The Meaning of Belief:

Religion from an Atheist’s Point of View

by Tim Crane

Harvard University Press, 2017

Cambridge University philosophy professor Tim Crane opens his short, thought-provoking new book The Meaning of Belief: Religion from an Atheist’s Point of View with the familiar assertion that it’s going to be all but impossible for him to come up with a definition of “religion” – and then proceeds to give a definition that will do just fine: “a systematic and practical attempt by human beings to find meaning in the world and their place in it, in terms of their relationship to something transcendent.”

This definition works to encompass the roughly 6 billion humans on earth who belong to some kind of organized religion, and Crane’s core contention is that this massive compulsion is largely misunderstood by the world’s small but doggedly vocal population of atheists, who tend to hold that religions largely consist of “certain cosmological beliefs,” and that the “proper atheistic attitude” toward those beliefs should be to eviscerate them with science and philosophy and, presumably, replace them entirely with secular humanist values. Crane points out that this approach never, in fact, works … religious belief seems impervious to such assaults.

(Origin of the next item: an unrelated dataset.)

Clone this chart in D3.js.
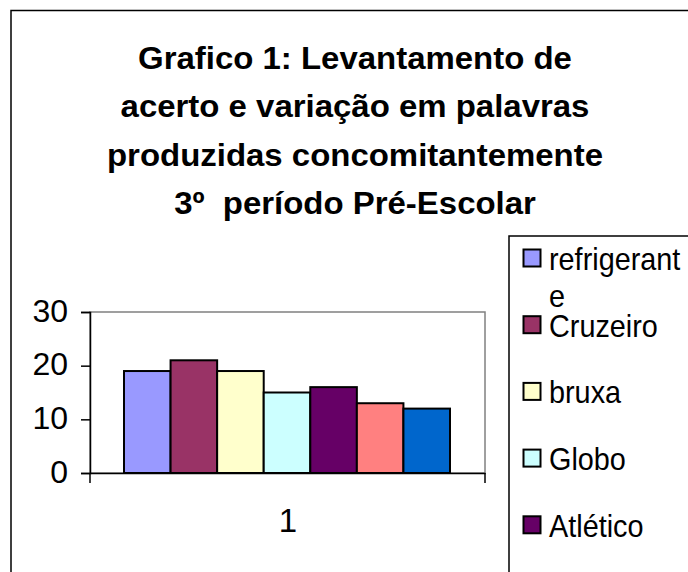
<!DOCTYPE html>
<html>
<head>
<meta charset="utf-8">
<script src="https://cdn.jsdelivr.net/npm/d3@7"></script>
<style>
  html, body { margin: 0; padding: 0; background: #fff; }
  svg { display: block; }
  text { font-family: "Liberation Sans", Arial, sans-serif; fill: #000; }
</style>
</head>
<body>
<svg id="chart" width="688" height="572"></svg>
<script>
// ---- data ----
const titleLines = [
  "Grafico 1: Levantamento de",
  "acerto e variação em palavras",
  "produzidas concomitantemente",
  "3º  período Pré-Escolar"
];
const categories = ["1"];
const seriesNames = ["refrigerante", "Cruzeiro", "bruxa", "Globo", "Atlético", "Série 6", "Série 7"];
const seriesValues = [19, 21, 19, 15, 16, 13, 12];
const seriesColors = ["#9999FF", "#993366", "#FFFFCC", "#CCFFFF", "#660066", "#FF8080", "#0066CC"];
const yTicks = [0, 10, 20, 30];

const svg = d3.select("#chart");

function scaledText(g, x, y, str, size, sx, anchor, weight) {
  return g.append("text")
    .attr("transform", `translate(${x},${y}) scale(${sx},1)`)
    .attr("text-anchor", anchor || "start")
    .attr("font-size", size)
    .attr("font-weight", weight || "normal")
    .attr("xml:space", "preserve")
    .style("white-space", "pre")
    .text(str);
}

// outer chart border
svg.append("rect")
  .attr("x", 11).attr("y", 10.5).attr("width", 700).attr("height", 600)
  .attr("fill", "#fff").attr("stroke", "#000").attr("stroke-width", 1.5);

// title
const title = svg.append("g");
titleLines.forEach((t, i) => {
  scaledText(title, 355, 69 + i * 48.3, t, 32, 1.03, "middle", "bold");
});

// plot area
const plot = { left: 90, right: 485, top: 312, bottom: 473 };
const y = d3.scaleLinear().domain([0, 30]).range([plot.bottom, plot.top]);
const x0 = d3.scaleBand().domain(categories).range([plot.left, plot.right]);
const x1 = d3.scaleBand().domain(seriesNames)
  .range([124 - plot.left, 450 - plot.left]).padding(0);

// plot border (gray)
svg.append("rect")
  .attr("x", plot.left).attr("y", plot.top)
  .attr("width", plot.right - plot.left).attr("height", plot.bottom - plot.top)
  .attr("fill", "#fff").attr("stroke", "#808080").attr("stroke-width", 1.5);

// bars
const barG = svg.append("g").attr("transform", `translate(${x0(categories[0])},0)`);
barG.selectAll("rect").data(seriesNames).join("rect")
  .attr("x", d => x1(d))
  .attr("width", x1.bandwidth())
  .attr("y", (d, i) => y(seriesValues[i]))
  .attr("height", (d, i) => plot.bottom - y(seriesValues[i]))
  .attr("fill", (d, i) => seriesColors[i])
  .attr("stroke", "#000").attr("stroke-width", 2);

// y axis
const yAxis = d3.axisLeft(y).tickValues(yTicks).tickSize(9).tickFormat("");
const yg = svg.append("g").attr("transform", `translate(${plot.left},0)`).call(yAxis);
yg.select(".domain").attr("stroke", "#000").attr("stroke-width", 1.5);
yg.selectAll(".tick line").attr("stroke", "#000").attr("stroke-width", 1.5);
const ylab = svg.append("g");
yTicks.forEach(v => {
  scaledText(ylab, 68, y(v) + 9.5, d3.format("d")(v), 32, 1, "end");
});

// x axis
const xAxis = d3.axisBottom(x0).tickSize(0).tickFormat("");
const xg = svg.append("g").attr("transform", `translate(0,${plot.bottom})`).call(xAxis);
xg.select(".domain").attr("stroke", "#000").attr("stroke-width", 1.5);
svg.append("g").selectAll("line").data([plot.left, plot.right]).join("line")
  .attr("x1", d => d).attr("x2", d => d)
  .attr("y1", plot.bottom).attr("y2", plot.bottom + 10)
  .attr("stroke", "#000").attr("stroke-width", 1.5);
categories.forEach(c => {
  scaledText(svg, x0(c) + x0.bandwidth() / 2 + 0.5, 532, c, 33, 1, "middle");
});

// legend
const lg = svg.append("g");
lg.append("rect")
  .attr("x", 509).attr("y", 236).attr("width", 300).attr("height", 500)
  .attr("fill", "#fff").attr("stroke", "#000").attr("stroke-width", 1.5);
seriesNames.forEach((name, i) => {
  const cy = 258 + i * 66.7;
  lg.append("rect")
    .attr("x", 523.5).attr("y", cy - 8.5).attr("width", 17).attr("height", 17)
    .attr("fill", seriesColors[i]).attr("stroke", "#000").attr("stroke-width", 2);
  const lines = i === 0 ? [name.slice(0, -1), name.slice(-1)] : [name];
  lines.forEach((l, j) => {
    scaledText(lg, 549, cy + 12 + j * 37, l, 31, 0.93, "start");
  });
});
</script>
</body>
</html>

Crane himself is an atheist, what he refers to as a pessimistic atheist, one who considers the universe to be devoid of any deeper meaning. And he’s aiming most of his contentions not only at his fellow atheists but at those tending toward the “New” atheism espoused by such best-selling exponents as Sam Harris, Daniel Dennett, and Richard Dawkins. The Meaning of Belief is clearly pitched to turn down the rhetorical temperature on this religious debate by helping each side better understand the other.

Given the volatility of the subject, Crane doesn’t do his readers any favors by misstating his terms, as when he refers to humanism as a belief that the human is paramount over all, or when he defines atheism as “the claim that God does not exist,” and as is the case with all such gap-bridging attempts, The Meaning of Belief gains most of the success it achieves mainly by engaging in the lamentably time-honored practice of drawing false equivalencies between religious faith and science. He writes about the concept of prayer and evil in a supposedly God-supervised world:

When the devout pray and their prayers are not answered, they do not take this as evidence that has to be weighed alongside all the other evidence that prayer is effective. They generally feel no obligation to weigh the evidence. If God does not answer their prayers, well, there must be something that accounts for this, even though we may never know what it is. Why do people suffer if an omnipotent God loves them? Many complex answers have been offered, but in the end they come down to this: it’s a mystery, a painful and troubling mystery.

And then immediately follows up with this:

Science too has its share of mysteries (or, rather, things that must simply be accepted without further explanation). But one aim of science is to minimize such things, to reduce the number of primitive concepts or primitive explanations. The religious attitude is very different. It does not seek to minimize mystery. Mysteries are accepted as a consequence of what, for the religious, makes the world meaningful.

As Crane knows perfectly well, this is wrong on two counts. First, there is nothing in science that’s promulgated as a matter of faith, without further explanation. And second, the religious attitude doesn’t view mystery – unfathomable, unquestionable mystery – as a “consequence,” some sort of unavoidable by-product of faith; in all the world’s religions, mysteries are the faith, the very heart of it, and blind acceptance of those mysteries is the first requirement imposed on the faithful.

This suggests a wider gap than the one Crane is trying to describe in The Meaning of Faith, and it therefore suggests deeper problems with the book’s core contentions. The wide range of Crane’s learning, and his eagerness to dig into every aspect of the modern religious experience from what he hopes is a dispassionate outsider’s stance, make his book a necessary and interesting addition to the shelf holding The God Delusion, Breaking the Spell, The End of Faith, and God is Not Great, but its bridge-building ethos will probably leave its readers unmovedly agnostic.